▸ **Required task**
Starting at the line that contains "Recreate this image" and stopping at the line that contains "end_t, end_v = 50.0, -0.08", copy every line exactly, both ends included, without the pictures.

▸ **Extracted entries**
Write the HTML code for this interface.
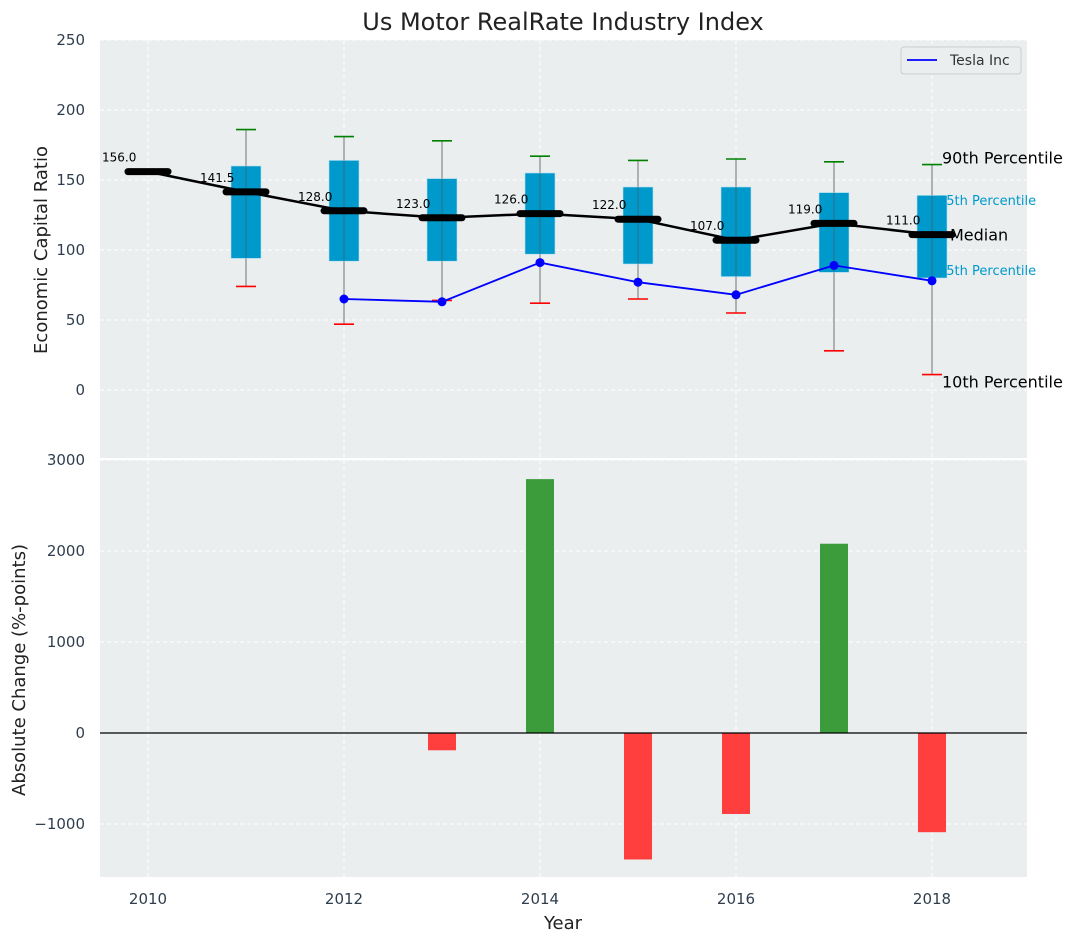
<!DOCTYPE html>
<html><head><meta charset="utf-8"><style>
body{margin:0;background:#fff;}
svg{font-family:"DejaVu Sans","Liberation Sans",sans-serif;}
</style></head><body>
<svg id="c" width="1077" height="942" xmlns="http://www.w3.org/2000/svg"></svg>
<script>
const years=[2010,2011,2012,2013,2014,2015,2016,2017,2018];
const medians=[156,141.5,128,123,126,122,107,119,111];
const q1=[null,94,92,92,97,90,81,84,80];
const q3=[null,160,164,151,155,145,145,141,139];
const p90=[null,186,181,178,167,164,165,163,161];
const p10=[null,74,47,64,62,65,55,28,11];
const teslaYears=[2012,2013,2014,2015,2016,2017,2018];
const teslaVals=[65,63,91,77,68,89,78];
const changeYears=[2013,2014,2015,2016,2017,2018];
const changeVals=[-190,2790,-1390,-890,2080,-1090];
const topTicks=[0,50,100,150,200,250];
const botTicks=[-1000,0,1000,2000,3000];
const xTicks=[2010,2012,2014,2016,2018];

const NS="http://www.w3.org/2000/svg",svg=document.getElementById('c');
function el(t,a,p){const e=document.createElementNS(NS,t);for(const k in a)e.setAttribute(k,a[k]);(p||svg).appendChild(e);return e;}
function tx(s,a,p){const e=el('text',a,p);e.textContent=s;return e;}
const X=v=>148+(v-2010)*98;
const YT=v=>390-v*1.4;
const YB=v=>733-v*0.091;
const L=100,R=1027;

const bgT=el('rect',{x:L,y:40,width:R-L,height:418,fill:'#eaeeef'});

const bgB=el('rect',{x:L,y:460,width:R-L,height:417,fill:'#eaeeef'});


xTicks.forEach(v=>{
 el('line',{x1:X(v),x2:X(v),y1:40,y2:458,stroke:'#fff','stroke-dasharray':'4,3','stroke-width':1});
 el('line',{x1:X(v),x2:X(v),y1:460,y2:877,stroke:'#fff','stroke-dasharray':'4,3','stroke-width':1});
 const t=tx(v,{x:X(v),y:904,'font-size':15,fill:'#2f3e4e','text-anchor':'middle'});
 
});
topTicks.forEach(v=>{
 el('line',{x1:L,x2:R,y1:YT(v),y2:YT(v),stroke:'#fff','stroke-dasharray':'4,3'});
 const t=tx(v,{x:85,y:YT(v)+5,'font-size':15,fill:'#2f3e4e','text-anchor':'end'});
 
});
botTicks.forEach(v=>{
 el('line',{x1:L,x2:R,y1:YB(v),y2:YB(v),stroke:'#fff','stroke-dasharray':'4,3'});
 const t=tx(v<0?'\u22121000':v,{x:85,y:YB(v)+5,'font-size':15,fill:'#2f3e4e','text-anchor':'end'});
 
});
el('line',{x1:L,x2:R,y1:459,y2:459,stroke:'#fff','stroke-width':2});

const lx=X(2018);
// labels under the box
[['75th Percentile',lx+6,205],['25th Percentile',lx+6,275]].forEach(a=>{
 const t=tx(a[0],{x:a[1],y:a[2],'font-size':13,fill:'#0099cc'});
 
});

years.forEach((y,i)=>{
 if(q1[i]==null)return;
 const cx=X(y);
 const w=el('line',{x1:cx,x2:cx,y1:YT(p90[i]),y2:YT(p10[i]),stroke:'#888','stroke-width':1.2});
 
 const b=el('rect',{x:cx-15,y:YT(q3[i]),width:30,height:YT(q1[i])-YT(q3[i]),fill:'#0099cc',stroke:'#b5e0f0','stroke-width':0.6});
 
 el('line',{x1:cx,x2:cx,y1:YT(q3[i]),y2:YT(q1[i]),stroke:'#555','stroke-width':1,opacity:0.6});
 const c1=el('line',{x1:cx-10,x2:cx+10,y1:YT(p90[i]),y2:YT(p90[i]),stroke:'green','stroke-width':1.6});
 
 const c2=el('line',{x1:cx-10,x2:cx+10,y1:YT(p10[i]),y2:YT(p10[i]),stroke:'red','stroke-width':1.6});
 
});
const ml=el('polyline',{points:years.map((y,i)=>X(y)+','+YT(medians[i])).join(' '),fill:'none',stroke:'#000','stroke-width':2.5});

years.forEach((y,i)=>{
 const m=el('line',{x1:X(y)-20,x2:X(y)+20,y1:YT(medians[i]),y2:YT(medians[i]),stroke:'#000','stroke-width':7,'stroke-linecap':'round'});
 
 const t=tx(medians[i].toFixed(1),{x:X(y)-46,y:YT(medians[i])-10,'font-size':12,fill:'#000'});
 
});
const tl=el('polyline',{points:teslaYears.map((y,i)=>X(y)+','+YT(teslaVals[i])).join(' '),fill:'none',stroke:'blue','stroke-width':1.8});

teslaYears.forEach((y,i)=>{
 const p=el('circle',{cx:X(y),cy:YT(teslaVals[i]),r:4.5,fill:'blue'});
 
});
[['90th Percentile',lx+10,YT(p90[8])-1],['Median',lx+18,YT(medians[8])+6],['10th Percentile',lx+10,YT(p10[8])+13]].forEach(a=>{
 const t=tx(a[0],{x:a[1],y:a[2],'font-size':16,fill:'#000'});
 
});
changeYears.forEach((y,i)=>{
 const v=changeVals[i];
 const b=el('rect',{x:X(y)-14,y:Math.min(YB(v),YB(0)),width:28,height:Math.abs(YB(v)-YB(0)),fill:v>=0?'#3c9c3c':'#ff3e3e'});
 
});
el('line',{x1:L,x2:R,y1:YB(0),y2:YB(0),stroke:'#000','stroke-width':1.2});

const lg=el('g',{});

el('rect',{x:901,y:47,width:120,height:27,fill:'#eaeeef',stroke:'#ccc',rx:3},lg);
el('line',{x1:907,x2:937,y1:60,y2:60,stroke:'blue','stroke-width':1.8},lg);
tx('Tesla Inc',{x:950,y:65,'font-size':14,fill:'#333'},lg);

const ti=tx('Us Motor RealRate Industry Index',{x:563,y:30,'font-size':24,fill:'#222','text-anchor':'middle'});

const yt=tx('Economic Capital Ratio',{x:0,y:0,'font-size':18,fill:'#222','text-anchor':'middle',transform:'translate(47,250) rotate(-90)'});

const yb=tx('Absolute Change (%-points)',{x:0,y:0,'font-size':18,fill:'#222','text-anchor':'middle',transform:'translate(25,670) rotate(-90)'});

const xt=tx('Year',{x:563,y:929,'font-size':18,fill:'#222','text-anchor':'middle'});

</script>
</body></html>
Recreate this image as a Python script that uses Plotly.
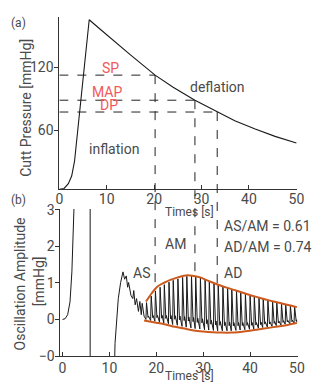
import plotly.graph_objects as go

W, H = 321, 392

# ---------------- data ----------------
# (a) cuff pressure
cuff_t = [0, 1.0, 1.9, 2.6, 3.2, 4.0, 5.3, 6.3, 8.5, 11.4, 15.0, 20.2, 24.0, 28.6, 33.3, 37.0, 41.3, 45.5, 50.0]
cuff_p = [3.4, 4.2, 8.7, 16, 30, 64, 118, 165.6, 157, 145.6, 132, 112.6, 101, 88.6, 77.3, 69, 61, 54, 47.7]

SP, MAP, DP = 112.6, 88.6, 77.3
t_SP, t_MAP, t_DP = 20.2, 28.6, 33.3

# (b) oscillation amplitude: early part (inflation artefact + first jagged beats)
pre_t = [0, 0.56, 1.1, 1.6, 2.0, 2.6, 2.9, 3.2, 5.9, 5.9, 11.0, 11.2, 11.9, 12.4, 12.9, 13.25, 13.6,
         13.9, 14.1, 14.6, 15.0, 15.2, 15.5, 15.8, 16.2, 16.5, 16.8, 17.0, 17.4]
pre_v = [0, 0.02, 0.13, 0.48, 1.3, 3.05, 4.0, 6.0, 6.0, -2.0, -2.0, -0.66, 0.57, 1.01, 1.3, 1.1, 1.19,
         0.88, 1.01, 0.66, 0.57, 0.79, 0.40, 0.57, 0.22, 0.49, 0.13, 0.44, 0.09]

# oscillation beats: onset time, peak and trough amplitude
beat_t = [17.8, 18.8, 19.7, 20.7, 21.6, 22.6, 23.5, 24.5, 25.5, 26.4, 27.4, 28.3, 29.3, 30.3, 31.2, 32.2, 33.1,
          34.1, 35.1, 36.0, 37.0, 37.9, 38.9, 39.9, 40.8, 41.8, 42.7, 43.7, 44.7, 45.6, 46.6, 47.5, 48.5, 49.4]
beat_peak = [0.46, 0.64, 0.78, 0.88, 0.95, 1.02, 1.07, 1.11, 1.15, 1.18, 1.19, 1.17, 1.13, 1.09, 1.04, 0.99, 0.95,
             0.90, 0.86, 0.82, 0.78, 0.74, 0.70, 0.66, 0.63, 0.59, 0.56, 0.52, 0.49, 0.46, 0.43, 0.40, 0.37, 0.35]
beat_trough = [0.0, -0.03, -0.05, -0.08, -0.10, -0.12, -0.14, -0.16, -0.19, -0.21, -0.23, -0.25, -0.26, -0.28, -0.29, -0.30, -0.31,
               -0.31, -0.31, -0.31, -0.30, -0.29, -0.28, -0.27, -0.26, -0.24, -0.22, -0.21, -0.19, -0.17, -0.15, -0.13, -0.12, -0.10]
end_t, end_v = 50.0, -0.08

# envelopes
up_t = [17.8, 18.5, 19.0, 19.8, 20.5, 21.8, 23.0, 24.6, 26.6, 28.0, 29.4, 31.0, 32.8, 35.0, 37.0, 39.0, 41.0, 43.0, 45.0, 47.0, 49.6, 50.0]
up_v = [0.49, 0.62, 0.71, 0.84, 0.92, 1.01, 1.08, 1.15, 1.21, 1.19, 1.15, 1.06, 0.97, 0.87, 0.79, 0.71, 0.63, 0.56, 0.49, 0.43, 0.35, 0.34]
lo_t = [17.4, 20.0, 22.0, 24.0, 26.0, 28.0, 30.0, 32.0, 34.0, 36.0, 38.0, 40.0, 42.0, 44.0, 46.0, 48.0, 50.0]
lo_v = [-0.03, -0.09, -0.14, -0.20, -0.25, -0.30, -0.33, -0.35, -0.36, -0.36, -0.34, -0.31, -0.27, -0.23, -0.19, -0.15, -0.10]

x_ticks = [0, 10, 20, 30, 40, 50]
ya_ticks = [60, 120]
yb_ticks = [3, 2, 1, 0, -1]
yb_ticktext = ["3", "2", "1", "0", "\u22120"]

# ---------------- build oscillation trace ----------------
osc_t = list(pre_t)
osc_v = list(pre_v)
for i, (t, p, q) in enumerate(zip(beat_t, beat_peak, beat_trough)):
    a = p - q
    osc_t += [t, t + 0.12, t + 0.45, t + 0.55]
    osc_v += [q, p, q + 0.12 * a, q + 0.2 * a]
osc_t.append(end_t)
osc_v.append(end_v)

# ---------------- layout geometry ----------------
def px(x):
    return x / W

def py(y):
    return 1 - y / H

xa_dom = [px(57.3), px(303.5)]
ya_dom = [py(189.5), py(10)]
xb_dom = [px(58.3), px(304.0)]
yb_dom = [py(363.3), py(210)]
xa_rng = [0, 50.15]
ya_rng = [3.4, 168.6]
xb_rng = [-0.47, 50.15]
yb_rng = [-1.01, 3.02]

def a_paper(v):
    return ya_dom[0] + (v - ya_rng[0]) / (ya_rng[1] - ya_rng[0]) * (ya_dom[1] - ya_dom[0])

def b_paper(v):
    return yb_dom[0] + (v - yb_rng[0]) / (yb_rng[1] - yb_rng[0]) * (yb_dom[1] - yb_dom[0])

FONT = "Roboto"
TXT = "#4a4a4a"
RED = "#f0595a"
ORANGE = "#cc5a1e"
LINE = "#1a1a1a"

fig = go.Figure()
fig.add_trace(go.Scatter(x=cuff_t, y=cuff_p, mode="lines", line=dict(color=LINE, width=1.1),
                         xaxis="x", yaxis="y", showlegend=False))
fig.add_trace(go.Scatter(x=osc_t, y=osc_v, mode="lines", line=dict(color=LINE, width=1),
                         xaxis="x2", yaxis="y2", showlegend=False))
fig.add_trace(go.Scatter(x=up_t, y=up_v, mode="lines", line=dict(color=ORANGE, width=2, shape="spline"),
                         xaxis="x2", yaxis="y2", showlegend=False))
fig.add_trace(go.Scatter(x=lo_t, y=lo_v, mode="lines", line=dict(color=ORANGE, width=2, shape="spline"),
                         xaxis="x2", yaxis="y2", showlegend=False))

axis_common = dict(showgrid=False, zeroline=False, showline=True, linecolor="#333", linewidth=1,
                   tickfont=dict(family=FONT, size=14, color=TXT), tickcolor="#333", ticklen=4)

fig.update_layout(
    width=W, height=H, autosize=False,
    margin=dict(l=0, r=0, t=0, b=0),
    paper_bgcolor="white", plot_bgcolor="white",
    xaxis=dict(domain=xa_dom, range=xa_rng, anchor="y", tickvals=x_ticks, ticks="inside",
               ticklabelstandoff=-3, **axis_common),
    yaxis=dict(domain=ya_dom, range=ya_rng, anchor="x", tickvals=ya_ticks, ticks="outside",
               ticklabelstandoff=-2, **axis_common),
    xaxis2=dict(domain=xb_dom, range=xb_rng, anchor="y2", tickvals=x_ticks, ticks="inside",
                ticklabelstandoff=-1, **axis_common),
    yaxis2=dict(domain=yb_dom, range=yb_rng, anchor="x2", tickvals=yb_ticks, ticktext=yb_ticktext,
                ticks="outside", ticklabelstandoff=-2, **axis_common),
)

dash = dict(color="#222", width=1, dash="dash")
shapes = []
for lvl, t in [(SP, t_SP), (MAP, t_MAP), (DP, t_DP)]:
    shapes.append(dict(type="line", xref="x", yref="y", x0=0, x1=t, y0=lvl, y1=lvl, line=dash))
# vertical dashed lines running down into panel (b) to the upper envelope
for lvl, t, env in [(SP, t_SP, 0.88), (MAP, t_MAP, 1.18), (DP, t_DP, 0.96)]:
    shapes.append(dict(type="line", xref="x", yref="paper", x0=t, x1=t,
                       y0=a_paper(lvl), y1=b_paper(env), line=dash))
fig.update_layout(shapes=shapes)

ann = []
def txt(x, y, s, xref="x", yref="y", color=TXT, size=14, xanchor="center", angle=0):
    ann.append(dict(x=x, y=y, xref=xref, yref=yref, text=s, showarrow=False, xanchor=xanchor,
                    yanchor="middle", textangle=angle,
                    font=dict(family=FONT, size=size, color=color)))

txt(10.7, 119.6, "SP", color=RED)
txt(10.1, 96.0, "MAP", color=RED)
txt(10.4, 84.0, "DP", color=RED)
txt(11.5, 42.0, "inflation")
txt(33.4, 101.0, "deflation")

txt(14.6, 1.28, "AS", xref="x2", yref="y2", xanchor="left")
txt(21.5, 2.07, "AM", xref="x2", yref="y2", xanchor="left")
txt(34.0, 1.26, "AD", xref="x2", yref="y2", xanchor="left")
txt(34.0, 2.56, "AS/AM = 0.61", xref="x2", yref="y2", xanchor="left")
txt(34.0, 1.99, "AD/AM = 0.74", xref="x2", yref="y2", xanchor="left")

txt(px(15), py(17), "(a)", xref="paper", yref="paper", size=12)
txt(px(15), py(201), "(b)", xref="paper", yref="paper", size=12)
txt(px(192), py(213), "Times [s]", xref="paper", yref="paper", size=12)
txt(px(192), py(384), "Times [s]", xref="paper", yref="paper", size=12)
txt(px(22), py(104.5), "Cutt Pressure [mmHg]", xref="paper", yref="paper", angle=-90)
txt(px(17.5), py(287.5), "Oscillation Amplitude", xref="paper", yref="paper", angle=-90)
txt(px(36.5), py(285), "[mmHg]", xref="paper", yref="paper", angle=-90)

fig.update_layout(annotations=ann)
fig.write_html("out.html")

▸ **Task answer**
Recreate this image as a Python script that uses Plotly.
import plotly.graph_objects as go

W, H = 321, 392

# ---------------- data ----------------
# (a) cuff pressure
cuff_t = [0, 1.0, 1.9, 2.6, 3.2, 4.0, 5.3, 6.3, 8.5, 11.4, 15.0, 20.2, 24.0, 28.6, 33.3, 37.0, 41.3, 45.5, 50.0]
cuff_p = [3.4, 4.2, 8.7, 16, 30, 64, 118, 165.6, 157, 145.6, 132, 112.6, 101, 88.6, 77.3, 69, 61, 54, 47.7]

SP, MAP, DP = 112.6, 88.6, 77.3
t_SP, t_MAP, t_DP = 20.2, 28.6, 33.3

# (b) oscillation amplitude: early part (inflation artefact + first jagged beats)
pre_t = [0, 0.56, 1.1, 1.6, 2.0, 2.6, 2.9, 3.2, 5.9, 5.9, 11.0, 11.2, 11.9, 12.4, 12.9, 13.25, 13.6,
         13.9, 14.1, 14.6, 15.0, 15.2, 15.5, 15.8, 16.2, 16.5, 16.8, 17.0, 17.4]
pre_v = [0, 0.02, 0.13, 0.48, 1.3, 3.05, 4.0, 6.0, 6.0, -2.0, -2.0, -0.66, 0.57, 1.01, 1.3, 1.1, 1.19,
         0.88, 1.01, 0.66, 0.57, 0.79, 0.40, 0.57, 0.22, 0.49, 0.13, 0.44, 0.09]

# oscillation beats: onset time, peak and trough amplitude
beat_t = [17.8, 18.8, 19.7, 20.7, 21.6, 22.6, 23.5, 24.5, 25.5, 26.4, 27.4, 28.3, 29.3, 30.3, 31.2, 32.2, 33.1,
          34.1, 35.1, 36.0, 37.0, 37.9, 38.9, 39.9, 40.8, 41.8, 42.7, 43.7, 44.7, 45.6, 46.6, 47.5, 48.5, 49.4]
beat_peak = [0.46, 0.64, 0.78, 0.88, 0.95, 1.02, 1.07, 1.11, 1.15, 1.18, 1.19, 1.17, 1.13, 1.09, 1.04, 0.99, 0.95,
             0.90, 0.86, 0.82, 0.78, 0.74, 0.70, 0.66, 0.63, 0.59, 0.56, 0.52, 0.49, 0.46, 0.43, 0.40, 0.37, 0.35]
beat_trough = [0.0, -0.03, -0.05, -0.08, -0.10, -0.12, -0.14, -0.16, -0.19, -0.21, -0.23, -0.25, -0.26, -0.28, -0.29, -0.30, -0.31,
               -0.31, -0.31, -0.31, -0.30, -0.29, -0.28, -0.27, -0.26, -0.24, -0.22, -0.21, -0.19, -0.17, -0.15, -0.13, -0.12, -0.10]
end_t, end_v = 50.0, -0.08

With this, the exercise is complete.